Emily Sargent's Watercolors Arrive At Auction After Decades Hidden In A Trunk
A group of watercolors by Emily Sargent, long hidden from view after their rediscovery in 1998, will go under the hammer on July 7 at Dreweatts in Newbury, offering a fresh test of appetite for an artist whose work has only recently begun to circulate more widely. Nineteen Emily Sargent works from the collection of Jemima Pitman, the siblings' great-niece, will be sold alongside seven works by John Singer Sargent, bringing the sale estimate to £489,000 ($658,000). The Emily group alone is estimated at up to £102,000 ($137,000).

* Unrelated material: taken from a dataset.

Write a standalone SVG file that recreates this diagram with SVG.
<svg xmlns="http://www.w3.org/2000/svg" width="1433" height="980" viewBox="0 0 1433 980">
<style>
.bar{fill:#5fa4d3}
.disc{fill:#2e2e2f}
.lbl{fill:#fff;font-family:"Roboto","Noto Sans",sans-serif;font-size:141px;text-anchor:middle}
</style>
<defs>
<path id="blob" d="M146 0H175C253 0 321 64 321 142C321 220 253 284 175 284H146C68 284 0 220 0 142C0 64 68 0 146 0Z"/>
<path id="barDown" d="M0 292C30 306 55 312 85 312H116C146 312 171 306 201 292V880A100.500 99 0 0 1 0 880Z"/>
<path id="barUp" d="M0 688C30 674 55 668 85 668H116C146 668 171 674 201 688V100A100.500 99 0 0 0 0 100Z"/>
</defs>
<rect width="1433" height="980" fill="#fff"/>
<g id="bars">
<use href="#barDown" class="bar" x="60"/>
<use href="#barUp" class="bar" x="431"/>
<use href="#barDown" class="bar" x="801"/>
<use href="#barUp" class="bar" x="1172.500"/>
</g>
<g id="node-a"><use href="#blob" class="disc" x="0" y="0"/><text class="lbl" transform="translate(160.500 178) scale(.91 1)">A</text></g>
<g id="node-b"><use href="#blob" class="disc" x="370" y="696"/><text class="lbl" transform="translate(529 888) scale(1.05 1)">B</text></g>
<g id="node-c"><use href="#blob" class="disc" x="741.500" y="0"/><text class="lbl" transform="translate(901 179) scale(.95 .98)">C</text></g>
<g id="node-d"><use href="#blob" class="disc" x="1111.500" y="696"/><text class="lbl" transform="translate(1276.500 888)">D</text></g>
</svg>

The sale draws from a remarkable cache of 440 watercolors found in a forgotten trunk in 1998. By 2022, more than a third of those rediscovered works had been donated to museums, suggesting that the family archive has already begun to disperse into public collections. The auction now offers another measure of how the market is responding to Emily's work, which has moved from obscurity toward recognition in recent years.

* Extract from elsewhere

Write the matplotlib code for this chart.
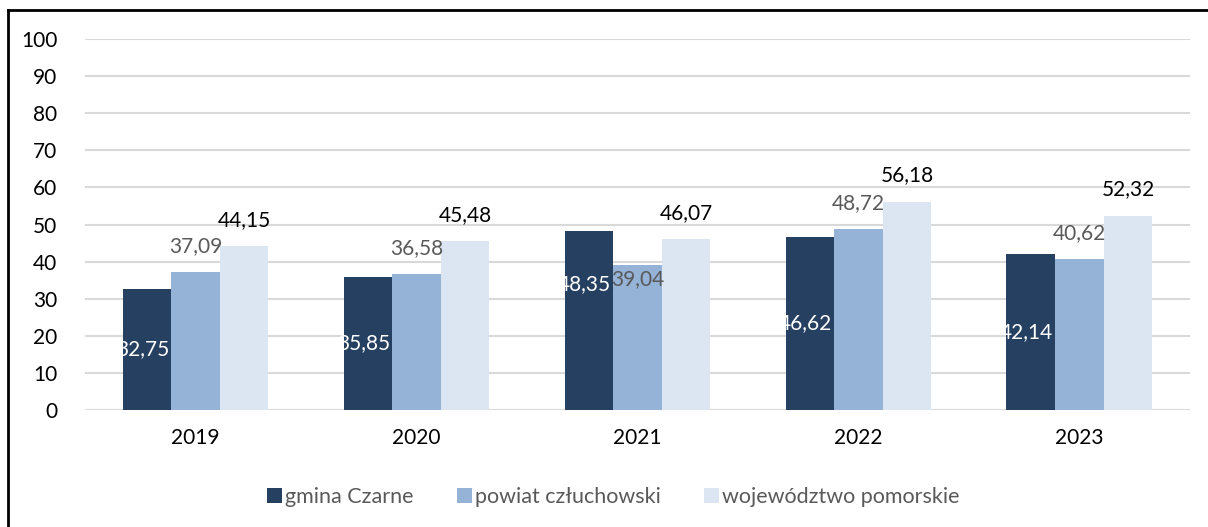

Emily Sargent, who suffered the effects of a childhood spinal injury, began painting again in her 30s after the death of her father. Unlike her brother, she did not receive formal art training. John Singer Sargent studied at the Accademia di Belle Arti in Florence in the early 1870s before moving to Paris, while Emily developed her practice through travel and close looking, painting across Europe and North Africa on trips with him.
That difference is visible in the works themselves. Emily's watercolors tend to favor structure, atmosphere, and the measured placement of forms. In Figures in a Street, Camprodon (1902), the white facade of a three-story building catches the midday sun. A Domed Building, Tangier (1900) sets a stepped structure against a block of cloud. Overlooking Granada and A Pier, Hammamet, Tunisia push even closer to abstraction, reducing city and shoreline to bands of color and light.

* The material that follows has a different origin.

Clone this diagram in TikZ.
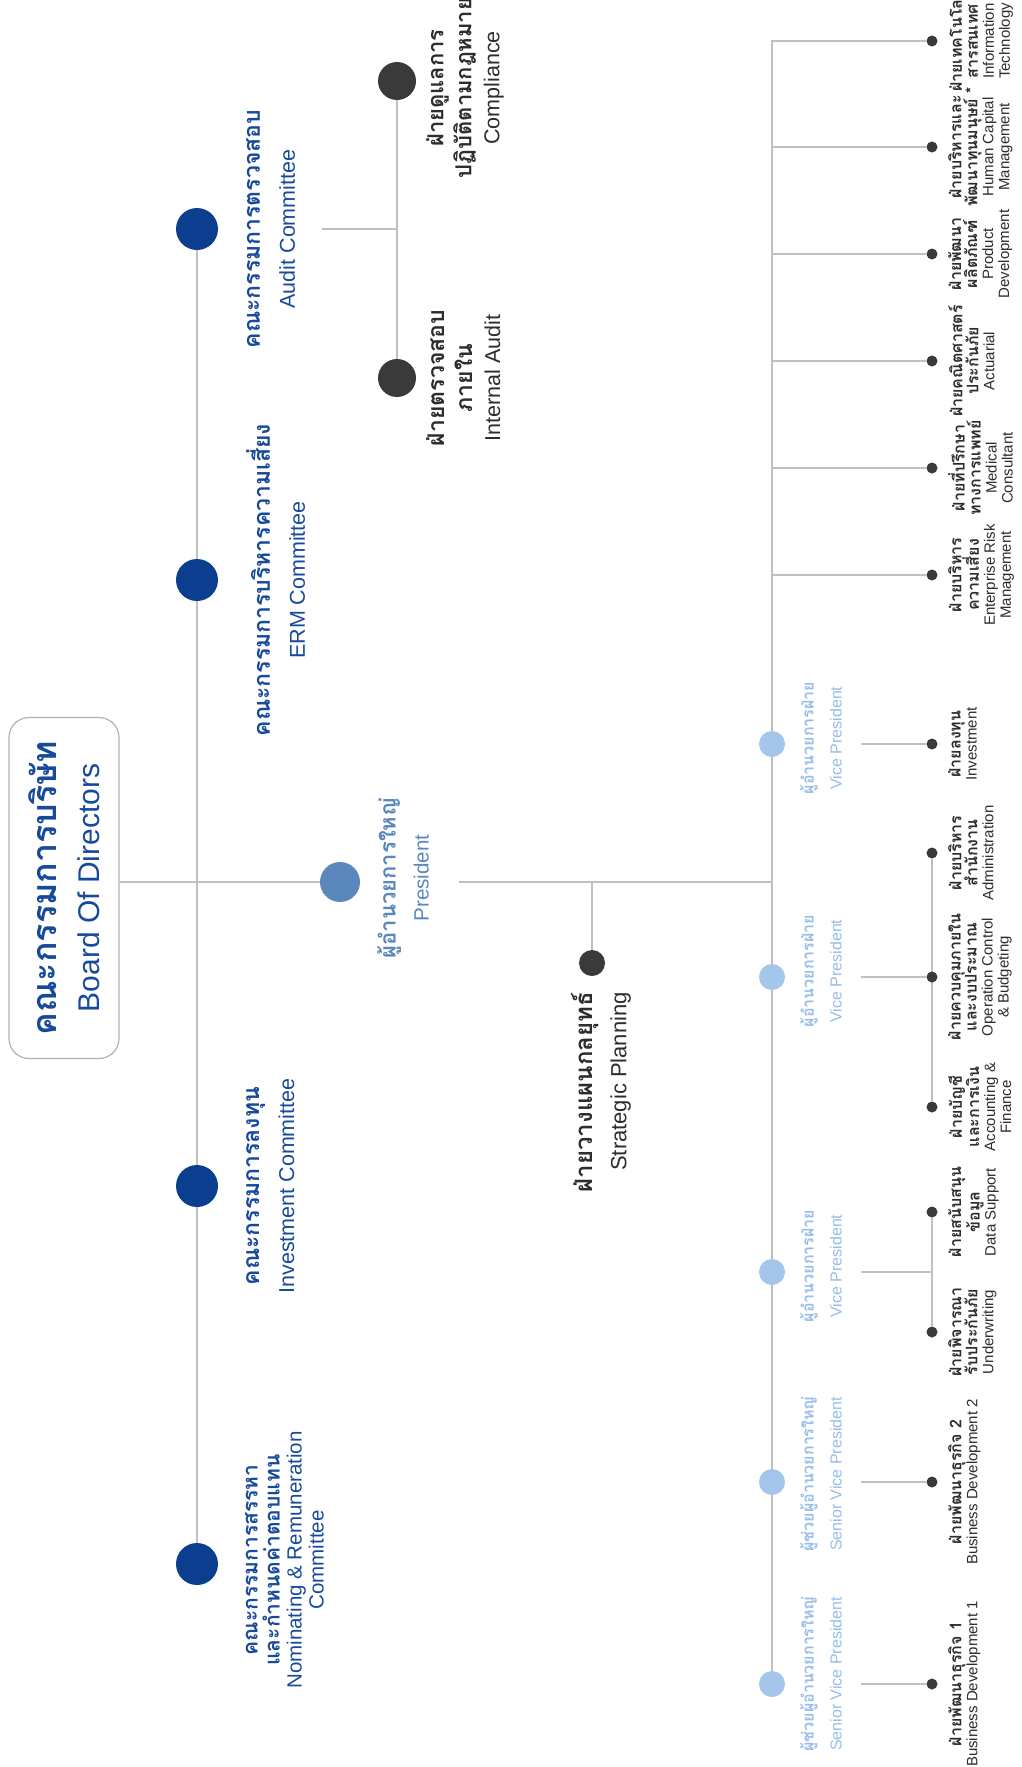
\documentclass[tikz,border=0pt]{standalone}
\usepackage{fontspec}
\setmainfont{Liberation Sans}
\newfontfamily\thaifont[Script=Thai]{Loma}
\usetikzlibrary{backgrounds}

\definecolor{navy}{RGB}{11,62,143}
\definecolor{navytext}{RGB}{24,74,156}
\definecolor{presblue}{RGB}{90,136,189}
\definecolor{vpblue}{RGB}{163,198,234}
\definecolor{vptext}{RGB}{150,190,232}
\definecolor{darkdot}{RGB}{58,58,58}
\definecolor{linegray}{RGB}{192,192,192}
\definecolor{depttext}{RGB}{45,45,45}

% Thai line, bold, size given
\newcommand{\thb}[2]{{\thaifont\bfseries\fontsize{#1}{#1}\selectfont #2}}
\newcommand{\dth}[1]{\thb{16}{#1}}

\tikzset{
  conn/.style={draw=linegray, line width=1.8pt},
  bigdot/.style={circle, fill=navy, minimum size=42pt, inner sep=0pt},
  presdot/.style={circle, fill=presblue, minimum size=40pt, inner sep=0pt},
  vpdot/.style={circle, fill=vpblue, minimum size=26pt, inner sep=0pt},
  unitdot/.style={circle, fill=darkdot, minimum size=38pt, inner sep=0pt},
  deptdot/.style={circle, fill=darkdot, minimum size=11pt, inner sep=0pt},
  lbl/.style={rotate=90, anchor=north, align=center, inner sep=0pt},
  comlbl/.style={lbl, text=navytext, font=\fontsize{21.5}{35}\selectfont},
  vplbl/.style={lbl, text=vptext, font=\fontsize{16}{28}\selectfont},
  deptlbl/.style={lbl, text=depttext, font=\fontsize{15}{16}\selectfont},
  unitlbl/.style={lbl, text=depttext, font=\fontsize{21.5}{28}\selectfont},
}

\begin{document}
\begin{tikzpicture}[x=1pt,y=-1pt]
\useasboundingbox (0,0) rectangle (1021,1767);

% Board
\node[rotate=90, draw=gray!60, line width=1.2pt, rounded corners=20pt, minimum width=341pt, minimum height=110pt, align=center, text=navytext, font=\fontsize{30}{43}\selectfont] (board) at (64,888) {\thb{34}{คณะกรรมการบริษัท}\\Board Of Directors};

% Committees
\node[bigdot] (audit) at (197,229) {};
\node[bigdot] (erm) at (197,580) {};
\node[bigdot] (invc) at (197,1186) {};
\node[bigdot] (nomc) at (197,1564) {};
\node[comlbl] (auditl) at (246,229) {\thb{23}{คณะกรรมการตรวจสอบ}\\Audit Committee};
\node[comlbl] (erml) at (246,580) {\thb{23}{คณะกรรมการบริหารความเสี่ยง}\\ERM Committee};
\node[comlbl] (invcl) at (246,1186) {\thb{23}{คณะกรรมการลงทุน}\\Investment Committee};
\node[comlbl, font=\fontsize{20.5}{22}\selectfont] (nomcl) at (245,1560) {\thb{21}{คณะกรรมการสรรหา}\\\thb{21}{และกำหนดค่าตอบแทน}\\Nominating \& Remuneration\\Committee};

% Audit units
\node[unitdot] (comp) at (397,81) {};
\node[unitdot] (ia) at (397,378) {};
\node[unitlbl] (compl) at (426,88) {\thb{22}{ฝ่ายดูแลการ}\\\thb{22}{ปฏิบัติตามกฎหมาย}\\Compliance};
\node[unitlbl] (ial) at (426,378) {\thb{23}{ฝ่ายตรวจสอบ}\\\thb{23}{ภายใน}\\Internal Audit};

% President
\node[presdot] (pres) at (340,882) {};
\node[lbl, text=presblue, font=\fontsize{20.6}{33}\selectfont] (presl) at (377,878) {\thb{22}{ผู้อำนวยการใหญ่}\\President};
\coordinate (presgo) at (459,882);

% Strategic Planning
\node[circle, fill=darkdot, minimum size=26pt, inner sep=0pt] (strat) at (592,963) {};
\node[rotate=90, anchor=east, align=right, inner sep=0pt, text=depttext, font=\fontsize{22}{34}\selectfont] (stratl) at (601,992) {\thb{24}{ฝ่ายวางแผนกลยุทธ์}\\Strategic Planning};

% Vice presidents
\node[vpdot] (vp1) at (772,744) {};
\node[vpdot] (vp2) at (772,977) {};
\node[vpdot] (vp3) at (772,1272) {};
\node[vpdot] (svp2) at (772,1482) {};
\node[vpdot] (svp1) at (772,1684) {};
\node[vplbl] (vp1l) at (800,738) {\thb{16}{ผู้อำนวยการฝ่าย}\\Vice President};
\node[vplbl] (vp2l) at (800,971) {\thb{16}{ผู้อำนวยการฝ่าย}\\Vice President};
\node[vplbl] (vp3l) at (800,1266) {\thb{16}{ผู้อำนวยการฝ่าย}\\Vice President};
\node[vplbl] (svp2l) at (800,1474) {\thb{16}{ผู้ช่วยผู้อำนวยการใหญ่}\\Senior Vice President};
\node[vplbl] (svp1l) at (800,1674) {\thb{16}{ผู้ช่วยผู้อำนวยการใหญ่}\\Senior Vice President};
\coordinate (vp1go) at (861,744);
\coordinate (vp2go) at (861,977);
\coordinate (vp3go) at (861,1272);
\coordinate (svp2go) at (861,1482);
\coordinate (svp1go) at (861,1684);

% Departments
\node[deptdot] (it) at (932,41) {};
\node[deptdot] (hcm) at (932,147) {};
\node[deptdot] (prod) at (932,254) {};
\node[deptdot] (act) at (932,361) {};
\node[deptdot] (med) at (932,468) {};
\node[deptdot] (risk) at (932,575) {};
\node[deptdot] (inv) at (932,744) {};
\node[deptdot] (adm) at (932,853) {};
\node[deptdot] (opc) at (932,977) {};
\node[deptdot] (acc) at (932,1107) {};
\node[deptdot] (dsup) at (932,1212) {};
\node[deptdot] (uw) at (932,1332) {};
\node[deptdot] (bd2) at (932,1482) {};
\node[deptdot] (bd1) at (932,1684) {};

\node[deptlbl] (itl) at (948,41) {\dth{ฝ่ายเทคโนโลยี}\\\dth{สารสนเทศ}\\Information\\Technology};
\node[deptlbl] (hcml) at (948,147) {\dth{ฝ่ายบริหารและ}\\\dth{พัฒนาทุนมนุษย์ *}\\Human Capital\\Management};
\node[deptlbl] (prodl) at (948,254) {\dth{ฝ่ายพัฒนา}\\\dth{ผลิตภัณฑ์}\\Product\\Development};
\node[deptlbl] (actl) at (948,361) {\dth{ฝ่ายคณิตศาสตร์}\\\dth{ประกันภัย}\\Actuarial};
\node[deptlbl] (medl) at (948,468) {\dth{ฝ่ายที่ปรึกษา}\\\dth{ทางการแพทย์}\\Medical\\Consultant};
\node[deptlbl] (riskl) at (948,575) {\dth{ฝ่ายบริหาร}\\\dth{ความเสี่ยง}\\Enterprise Risk\\Management};
\node[deptlbl] (invl) at (948,744) {\dth{ฝ่ายลงทุน}\\Investment};
\node[deptlbl] (adml) at (948,853) {\dth{ฝ่ายบริหาร}\\\dth{สำนักงาน}\\Administration};
\node[deptlbl] (opcl) at (948,977) {\dth{ฝ่ายควบคุมภายใน}\\\dth{และงบประมาณ}\\Operation Control\\\& Budgeting};
\node[deptlbl] (accl) at (948,1107) {\dth{ฝ่ายบัญชี}\\\dth{และการเงิน}\\Accounting \&\\Finance};
\node[deptlbl] (dsupl) at (948,1212) {\dth{ฝ่ายสนับสนุน}\\\dth{ข้อมูล}\\Data Support};
\node[deptlbl] (uwl) at (948,1332) {\dth{ฝ่ายพิจารณา}\\\dth{รับประกันภัย}\\Underwriting};
\node[deptlbl] (bd2l) at (948,1482) {\dth{ฝ่ายพัฒนาธุรกิจ 2}\\Business Development 2};
\node[deptlbl] (bd1l) at (948,1684) {\dth{ฝ่ายพัฒนาธุรกิจ 1}\\Business Development 1};

\begin{scope}[on background layer]
\fill[white] (0,0) rectangle (1021,1767);
%Straight Lines
\draw[conn] (audit) -- (nomc);
\draw[conn] (board.south |- pres) -- (pres);
\draw[conn] (presgo) -- (pres -| svp1);
\draw[conn] (strat) -- (strat |- pres);
\coordinate (auditgo) at (322,229);
\draw[conn] (auditgo) -- (audit -| comp);
\draw[conn] (comp) -- (ia);
\draw[conn] (svp1) |- (it);
\draw[conn] (hcm -| svp1) -- (hcm);
\draw[conn] (prod -| svp1) -- (prod);
\draw[conn] (act -| svp1) -- (act);
\draw[conn] (med -| svp1) -- (med);
\draw[conn] (risk -| svp1) -- (risk);
\draw[conn] (vp1go) -- (inv);
\draw[conn] (vp2go) -- (opc);
\draw[conn] (adm) -- (acc);
\draw[conn] (vp3go) -- (vp3go -| uw);
\draw[conn] (dsup) -- (uw);
\draw[conn] (svp2go) -- (bd2);
\draw[conn] (svp1go) -- (bd1);
\end{scope}
\end{tikzpicture}
\end{document}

Will Porter, co-head of modern and contemporary art at Dreweatts, said the works are“really accomplished,” adding that their handling of watercolor and light is comparable to much of John's work. He also noted that if the pictures were by John,“we would be adding a couple of zeros.”
The market has already shown signs of curiosity. A sand-swept desert landscape by Emily sold for $7,620 at Sotheby's New York in 2025. Whether July's sale confirms a broader reassessment or simply reflects a moment of discovery, it will likely sharpen attention on an artist whose work has remained quieter, and more personal, than her brother's.